Another change that would impose an additional duty burden on importers would be the elimination of the requirement for the ITA to notify U.S. Customs and Border Protection of a preliminary determination that a particular product is not within the scope of an AD/CV duty order. As a result, cash deposits and the suspension of liquidation for entries of such goods would still be required after such a preliminary ruling until the ITA issues a final ruling.
Other changes related to scope rulings include the following.
- clarifying that the ITA may self-initiate a scope inquiry if it believes one is warranted
- allowing the ITA to address scope questions in other segments of AD/CV proceedings such as administrative reviews, circumvention inquiries, and covered merchandise referrals
- requiring parties to fill out and file a standardized scope ruling application and provide the requested information to the extent it is reasonably available to them
- requiring applicants to demonstrate that the product at issue is or has been in actual production as of the filing of the application
- allowing the ITA to apply a prior scope ruling to products with the identical physical description from the same country of origin instead of conducting a new scope inquiry
- extending from 45 to 120 days the deadline for the ITA to complete a scope inquiry
- codifying the ITA’s substantial transformation test to determine the country of origin of a product and its ability to apply another reasonable origin test if substantial transformation is not appropriate
- clarifying and codifying the substantive basis for scope rulings pertaining to country of origin, scope language interpretation, and mixed media products (subject goods assembled or packaged with non-subject goods)
As with scope rulings, the proposed rule would make the following changes with respect to rulings on whether an AD/CV duty order is being circumvented: (1) require CBP to suspend liquidation of any unliquidated entries (not only those that entered on or after the date of initiation of the inquiry) when the ITA makes an affirmative preliminary or final circumvention determination, and (2) eliminate the requirement to notify CBP of a negative preliminary circumvention ruling and provide that suspension of liquidation and cash deposit requirements will remain in effect after such a ruling until the ITA issues a final ruling.
The proposal would also (1) clarify the ITA’s authority to self-initiate circumvention inquiries and apply circumvention determinations on a country-wide basis, (2) shorten the deadline for initiating a circumvention inquiry from 45 days to 20 days and establish a new deadline for preliminary determinations of 150 days from the date of publication of the initiation, and (3) codify the criteria the ITA will consider before reaching a circumvention determination.
Covered Merchandise Referrals
Covered merchandise referrals are requests from CBP to determine whether specific goods are covered by an AD/CV duty order as part of an investigation of potential duty evasion under the Enforce and Protect Act.

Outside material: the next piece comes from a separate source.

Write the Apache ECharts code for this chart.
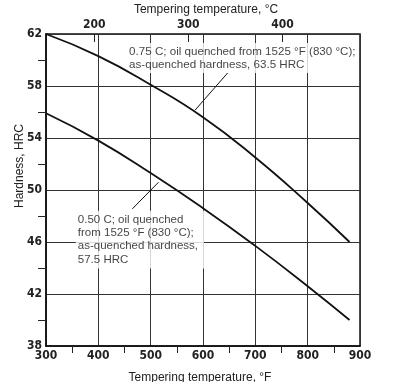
<!DOCTYPE html>
<html>
<head>
<meta charset="utf-8">
<script src="https://cdn.jsdelivr.net/npm/echarts@6/dist/echarts.min.js"></script>
<style>html,body{margin:0;padding:0;background:#fff}#c{width:394px;height:382px}</style>
</head>
<body>
<div id="c"></div>
<script>
// Data (temperature in °F, hardness in HRC)
const tempF = [300, 400, 500, 600, 700, 800, 880];
const hrc075 = [62.0, 60.3, 58.1, 55.6, 52.5, 49.0, 46.0];
const hrc050 = [55.9, 53.8, 51.3, 48.6, 45.7, 42.6, 40.0];
const celsiusTicks = [200, 300, 400];
const leader075 = [[585, 56.15], [647, 59.0]];
const leader050 = [[465, 48.55], [515, 50.6]];
const note075 = ['0.75 C; oil quenched from 1525 °F (830 °C);', 'as-quenched hardness, 63.5 HRC'];
const note050 = ['0.50 C; oil quenched', 'from 1525 °F (830 °C);', 'as-quenched hardness,', '57.5 HRC'];
const note075At = [455, 61.3];
const note050At = [357, 48.4];

const narrow = '"Liberation Sans Narrow", "DejaVu Sans Condensed", sans-serif';
const sans = '"Liberation Sans", Arial, sans-serif';
const toC = f => (f - 32) / 1.8;

const chart = echarts.init(document.getElementById('c'), null, {renderer: 'canvas'});
const pair = (xs, ys) => xs.map((x, i) => [x, ys[i]]);

chart.setOption({
  animation: false,
  backgroundColor: '#fff',
  grid: {left: 46, right: 34, top: 34, bottom: 36, show: true, borderColor: '#111', borderWidth: 1.5, backgroundColor: 'transparent'},
  xAxis: [{
    type: 'value', position: 'bottom', min: 300, max: 900, interval: 100,
    axisLine: {show: true, lineStyle: {color: '#111', width: 1.5}},
    axisTick: {show: false},
    minorTick: {show: true, splitNumber: 2, length: 7, lineStyle: {color: '#222', width: 1}},
    axisLabel: {fontFamily: narrow, fontSize: 12, fontWeight: 'bold', color: '#222', margin: 4},
    splitLine: {show: true, lineStyle: {color: '#333', width: 1}}
  }, {
    type: 'value', position: 'top', min: toC(300), max: toC(900),
    axisLine: {show: false},
    axisTick: {show: true, inside: true, length: 8, customValues: celsiusTicks, lineStyle: {color: '#222', width: 1}},
    axisLabel: {fontFamily: narrow, fontSize: 12, fontWeight: 'bold', color: '#222', margin: 3, customValues: celsiusTicks},
    splitLine: {show: false}
  }],
  yAxis: [{
    type: 'value', min: 38, max: 62, interval: 4,
    axisLine: {show: true, lineStyle: {color: '#111', width: 1.5}},
    axisTick: {show: false},
    minorTick: {show: true, splitNumber: 2, length: 8, lineStyle: {color: '#222', width: 1}},
    axisLabel: {fontFamily: narrow, fontSize: 12, fontWeight: 'bold', color: '#222', margin: 4},
    splitLine: {show: true, lineStyle: {color: '#333', width: 1}}
  }],
  graphic: [
    {type: 'text', x: 206, y: 4, style: {text: 'Tempering temperature, °C', font: '12px ' + sans, fill: '#222', align: 'center', verticalAlign: 'top'}},
    {type: 'text', x: 20, y: 166, rotation: Math.PI / 2, style: {text: 'Hardness, HRC', font: '12px ' + sans, fill: '#222', align: 'center', verticalAlign: 'middle'}},
    {type: 'text', x: 200, y: 372, style: {text: 'Tempering temperature, °F', font: '12px ' + sans, fill: '#222', align: 'center', verticalAlign: 'top'}}
  ],
  series: [
    {type: 'line', data: pair(tempF, hrc075), smooth: 0.5, symbol: 'none', lineStyle: {color: '#111', width: 1.8}, z: 3},
    {type: 'line', data: pair(tempF, hrc050), smooth: 0.5, symbol: 'none', lineStyle: {color: '#111', width: 1.8}, z: 3},
    {type: 'line', data: leader075, symbol: 'none', lineStyle: {color: '#111', width: 1}, z: 3},
    {type: 'line', data: leader050, symbol: 'none', lineStyle: {color: '#111', width: 1}, z: 3},
    {type: 'scatter', data: [note075At], symbolSize: 0, z: 2, silent: true,
      label: {show: true, position: [0, 0], align: 'left', verticalAlign: 'top', formatter: note075.join('\n'),
        fontFamily: sans, fontSize: 11.6, lineHeight: 13, color: '#111', backgroundColor: '#fff', padding: [2, 0, 2, 2]}},
    {type: 'scatter', data: [note050At], symbolSize: 0, z: 2, silent: true,
      label: {show: true, position: [0, 0], align: 'left', verticalAlign: 'top', formatter: note050.join('\n'),
        fontFamily: sans, fontSize: 11.5, lineHeight: 13.4, color: '#111', backgroundColor: '#fff', padding: [2, 6, 2, 2]}}
  ]
});
</script>
</body>
</html>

The proposed rule would establish new regulations on such referrals that largely mirror the proposed scope and circumvention ruling regulations and would allow the ITA maximum flexibility to further develop its procedures and practice as it gains more experience in this new area of the law.
The proposed rule would require certifications by importers and other interested parties as to whether goods are subject to an AD/C duty order. Applicable cash deposits could be imposed when such a certification is not provided or contains materially false, fictitious, or fraudulent statements or representations or material omissions. This would be separate from CBP’s authority to address import documentation related to negligence, gross negligence, or fraud.
Other proposed changes include (1) requiring importers to file certifications regarding the payment or reimbursement of AD/CV duties in either electronic or paper form in accordance with CBP requirements, (2) eliminating the requirement for specific reimbursement certification language, and (3) allowing CBP to accept a reimbursement certification in accordance with its protest procedures under 19 USC 1514 even though such certification is required prior to liquidation.
New Shipper Reviews
A new shipper review enables exporters or producers that did not export the subject goods during the original AD/CV duty investigation to seek their own individual AD/ CV duty rates. The proposed rule would toughen the requirements for new shipper reviews by (1) requiring producers or exporters to demonstrate (with specified information) the existence of a bona fide sale of subject goods in the U.S., (2) eliminating importers’ ability to post an AD/CV-specific bond or security in lieu of a cash deposit, and (3) expanding the ITA’s ability to rescind new shipper reviews in the absence of sufficient information.